Hi Daniel

On Apr 5, 2012, at 9:22 PM, Daniel Migault wrote:

> Hi, 
> 
> I am wondering how SPI collision is considered by IKEv2, and have not found 
> any documentation on it, so if there are some, please let me know.
> 
> My current understanding is that when an CREATE_CHILD_SA exchange is 
> performed the Initiator and Responder announce the SPI in the SA payload. If 
> the Initiator announces an SPI that is already used by the Responder (with 
> another peer), the Responder cannot accept this proposition and must send an 
> error message. I haven't found anything like this in RFC5996. Am I missing 
> something ?
> 
> Furthermore I cannot find any message for this error. INVALID_SPI does not 
> seems to be used for the creating of an SPI, but only if an ESP/AH/IKE packet 
> comes with an unrecognized SPI. In addition it seems the Notify Payload MUST 
> be sent out of the IKE_SA.... Can anyone tell me which error message is used? 
> 
> BR 
> Daniel

In IKE (both v1 and v2) it's always two IPsec SAs that are negotiated at the 
same time. Each side sends in its CCSA message the SPI for the inbound SA. So 
for traffic going from the initiator to the responder, it's the responder that 
chooses the SPI, while for traffic going from the responder to the initiator, 
the initiator chooses the SPI. This allows both peers to make sure that inbound 
SAs have unique SPIs.

The same guarantee cannot be made for outbound traffic. The SPI for outbound 
traffic is chosen by the peer, and one particular implementation that I'm aware 
of assigns them serially, so with many peers like that, you have a high chance 
of collision. The fact is that it is usually not a problem.

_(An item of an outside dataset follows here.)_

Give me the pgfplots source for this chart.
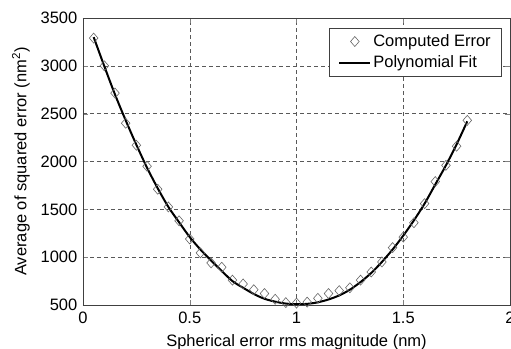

In outbound IPsec 
processing the stack sees the cleartext packet, chooses an SA based on 
attributes of the packet, and constructs the protected packet based on 
encryption keys, MAC keys, the replay counter and the SPI which are part of the 
SA. The SPI is a value, not a key in the table of outbound SAs, so there's no 
harm done even if all the outbound SAs have the same SPI. 

This is different from the inbound case, where the SPI is used as a key to the 
SA table, and therefore has to be unique.